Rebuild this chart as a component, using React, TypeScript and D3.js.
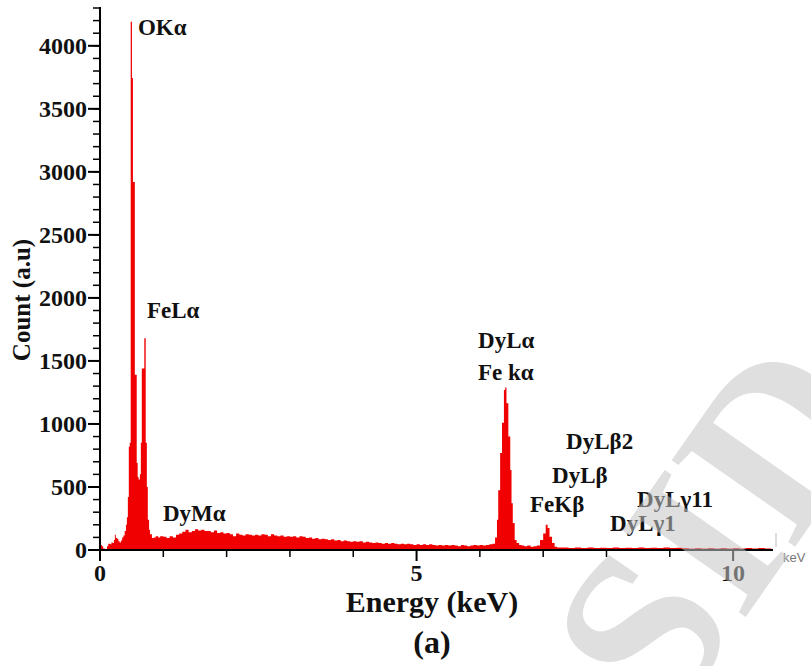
import React from 'react';
import * as d3 from 'd3';

// EDS spectrum: energy (keV) and counts (a.u.)
const energyKeV = [
  0.00, 0.03, 0.05, 0.08, 0.11, 0.13, 0.16, 0.18, 0.20, 0.22,
  0.235, 0.25, 0.27, 0.29, 0.31, 0.33, 0.35, 0.37, 0.39, 0.41,
  0.425, 0.44, 0.455, 0.47, 0.485, 0.505, 0.52, 0.55, 0.58, 0.595,
  0.61, 0.63, 0.645, 0.66, 0.70, 0.722, 0.74, 0.755, 0.775, 0.79,
  0.82, 0.85, 0.88, 0.92, 0.95, 1.00, 1.05, 1.10, 1.15, 1.20,
  1.25, 1.30, 1.35, 1.40, 1.45, 1.50, 1.55, 1.60, 1.65, 1.70,
  1.75, 1.80, 1.85, 1.90, 1.95, 2.00, 2.05, 2.10, 2.15, 2.20,
  2.25, 2.30, 2.35, 2.40, 2.45, 2.50, 2.55, 2.60, 2.65, 2.70,
  2.75, 2.80, 2.85, 2.90, 2.95, 3.00, 3.05, 3.10, 3.15, 3.20,
  3.25, 3.30, 3.35, 3.40, 3.45, 3.50, 3.55, 3.60, 3.65, 3.70,
  3.75, 3.80, 3.85, 3.90, 3.95, 4.00, 4.05, 4.10, 4.15, 4.20,
  4.25, 4.30, 4.35, 4.40, 4.45, 4.50, 4.55, 4.60, 4.65, 4.70,
  4.75, 4.80, 4.85, 4.90, 4.95, 5.00, 5.05, 5.10, 5.15, 5.20,
  5.25, 5.30, 5.35, 5.40, 5.45, 5.50, 5.55, 5.60, 5.65, 5.70,
  5.75, 5.80, 5.85, 5.90, 5.95, 6.00, 6.05, 6.10, 6.15, 6.20,
  6.24, 6.27, 6.29, 6.32, 6.35, 6.38, 6.40, 6.42, 6.45, 6.48,
  6.50, 6.52, 6.55, 6.58, 6.62, 6.66, 6.70, 6.75, 6.80, 6.85,
  6.90, 6.95, 7.00, 7.04, 7.07, 7.10, 7.14, 7.18, 7.22, 7.30,
  7.40, 7.50, 7.60, 7.70, 7.80, 7.90, 8.00, 8.10, 8.20, 8.30,
  8.40, 8.50, 8.60, 8.70, 8.80, 8.90, 9.00, 9.10, 9.20, 9.30,
  9.40, 9.50, 9.60, 9.70, 9.80, 9.90, 10.00, 10.10, 10.20, 10.30,
  10.40, 10.50, 10.60,
];

const counts = [
  40, 30, 12, 8, 30, 50, 45, 60, 55, 80,
  120, 95, 90, 70, 60, 75, 100, 115, 150, 200,
  260, 420, 820, 850, 4190, 3745, 2920, 1390, 690, 580,
  560, 600, 850, 1440, 1680, 850, 500, 240, 160, 125,
  95, 100, 110, 100, 110, 105, 95, 110, 100, 120,
  130, 145, 160, 140, 150, 165, 155, 160, 150, 150,
  140, 155, 135, 140, 130, 135, 125, 110, 130, 120,
  115, 125, 120, 115, 120, 115, 125, 120, 110, 125,
  115, 110, 115, 105, 110, 105, 110, 100, 110, 105,
  95, 100, 90, 95, 85, 90, 85, 80, 85, 75,
  80, 70, 75, 70, 65, 70, 65, 70, 60, 65,
  60, 55, 60, 55, 50, 55, 50, 55, 50, 45,
  50, 45, 50, 45, 40, 45, 40, 45, 40, 45,
  40, 35, 40, 35, 40, 35, 40, 35, 30, 40,
  35, 30, 35, 40, 35, 40, 35, 40, 45, 50,
  100, 240, 475, 770, 1010, 1270, 1290, 1165, 900, 635,
  370, 215, 80, 55, 40, 35, 30, 35, 25, 30,
  35, 80, 130, 200, 175, 105, 55, 25, 20, 20,
  15, 20, 15, 20, 15, 18, 15, 20, 15, 18,
  15, 20, 15, 18, 15, 20, 15, 18, 15, 12,
  15, 12, 15, 12, 15, 12, 15, 12, 15, 12,
  15, 12, 10,
];

const yMajorTicks = [0, 500, 1000, 1500, 2000, 2500, 3000, 3500, 4000];
const yMinorTicks = d3.range(0, 4301, 100);
const xMajorTicks = [0, 5, 10];
const xMinorTicks = [1, 2, 3, 4, 6, 7, 8, 9];

const peakNames = ['OKα', 'FeLα', 'DyMα', 'DyLα', 'Fe kα', 'DyLβ2', 'DyLβ', 'FeKβ', 'DyLγ11', 'DyLγ1'];
const peakLabelKeV = [0.6, 0.742, 0.995, 5.971, 5.971, 7.362, 7.141, 6.793, 8.483, 8.057];
const peakLabelCount = [4086, 1841, 230, 1603, 1349, 801, 532, 301, 341, 151];

const SERIF = '"Liberation Serif", "Times New Roman", serif';
const SANS = '"Liberation Sans", Arial, sans-serif';

export default function App() {
  const W = 811;
  const H = 666;
  const x = d3.scaleLinear().domain([0, 10.63]).range([100, 773]);
  const y = d3.scaleLinear().domain([0, 4300]).range([550, 8]);

  const pts = energyKeV.map((e, i) => [e, counts[i]] as [number, number]);
  const area = d3
    .area<[number, number]>()
    .x((d) => x(d[0]))
    .y0(y(0))
    .y1((d) => y(d[1]))
    .curve(d3.curveStepAfter);

  const wmAngle = -55;

  return (
    <svg width={W} height={H} style={{ position: 'absolute', left: 0, top: 0, background: '#fff' }}>
      <rect x={0} y={0} width={W} height={H} fill="#fff" />
      <path d={area(pts) || ''} fill="#f00000" stroke="none" />

      {/* y axis */}
      <line x1={x(0)} x2={x(0)} y1={y(4300) - 1} y2={y(0) + 1} stroke="#000" strokeWidth={2} />
      {yMinorTicks.map((t) => (
        <line key={'ym' + t} x1={x(0) - 7} x2={x(0)} y1={y(t)} y2={y(t)} stroke="#000" strokeWidth={1.5} />
      ))}
      {yMajorTicks.map((t) => (
        <g key={'yM' + t}>
          <line x1={x(0) - 12} x2={x(0)} y1={y(t)} y2={y(t)} stroke="#000" strokeWidth={2} />
          <text
            x={x(0) - 13}
            y={y(t)}
            dy="0.35em"
            textAnchor="end"
            fontFamily={SERIF}
            fontWeight="bold"
            fontSize={24}
            fill="#111"
          >
            {t}
          </text>
        </g>
      ))}

      {/* x axis */}
      <line x1={x(0) - 1} x2={x(10.63)} y1={y(0)} y2={y(0)} stroke="#000" strokeWidth={2} />
      {xMinorTicks.map((t) => (
        <line key={'xm' + t} x1={x(t)} x2={x(t)} y1={y(0)} y2={y(0) + 7} stroke="#000" strokeWidth={1.5} />
      ))}
      {xMajorTicks.map((t) => (
        <g key={'xM' + t}>
          <line x1={x(t)} x2={x(t)} y1={y(0)} y2={y(0) + 11} stroke="#000" strokeWidth={2} />
          <text
            x={x(t)}
            y={581}
            textAnchor="middle"
            fontFamily={SERIF}
            fontWeight="bold"
            fontSize={24}
            fill="#111"
          >
            {t}
          </text>
        </g>
      ))}
      <line x1={776} x2={776} y1={533} y2={547} stroke="#bbb" strokeWidth={1} />
      <text x={783} y={562} fontFamily={SANS} fontSize={13} fill="#777">
        keV
      </text>

      {/* axis titles */}
      <text
        x={432}
        y={612}
        textAnchor="middle"
        fontFamily={SERIF}
        fontWeight="bold"
        fontSize={30}
        fill="#111"
      >
        Energy (keV)
      </text>
      <text x={432} y={653} textAnchor="middle" fontFamily={SERIF} fontWeight="bold" fontSize={32} fill="#111">
        (a)
      </text>
      <text
        transform="translate(30,300) rotate(-90)"
        textAnchor="middle"
        fontFamily={SERIF}
        fontWeight="bold"
        fontSize={25}
        fill="#111"
      >
        Count (a.u)
      </text>

      {/* peak labels */}
      {peakNames.map((n, i) => (
        <text
          key={n}
          x={x(peakLabelKeV[i])}
          y={y(peakLabelCount[i])}
          fontFamily={SERIF}
          fontWeight="bold"
          fontSize={23}
          fill="#111"
        >
          {n}
        </text>
      ))}

      {/* watermark */}
      <text
        transform={`translate(668,728) rotate(${wmAngle})`}
        fontFamily={SERIF}
        fontWeight="bold"
        fontSize={230}
        fill="#c4c4c4"
        fillOpacity={0.55}
      >
        SID
      </text>
    </svg>
  );
}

===============

§ WORK REQUIRED: Omitting all pictures, restate exactly the lines of the material from its start through the line that contains "import * as d3 from 'd3';".

§ RESULT OF THE TASK:
Rebuild this chart as a component, using React, TypeScript and D3.js.
import React from 'react';
import * as d3 from 'd3';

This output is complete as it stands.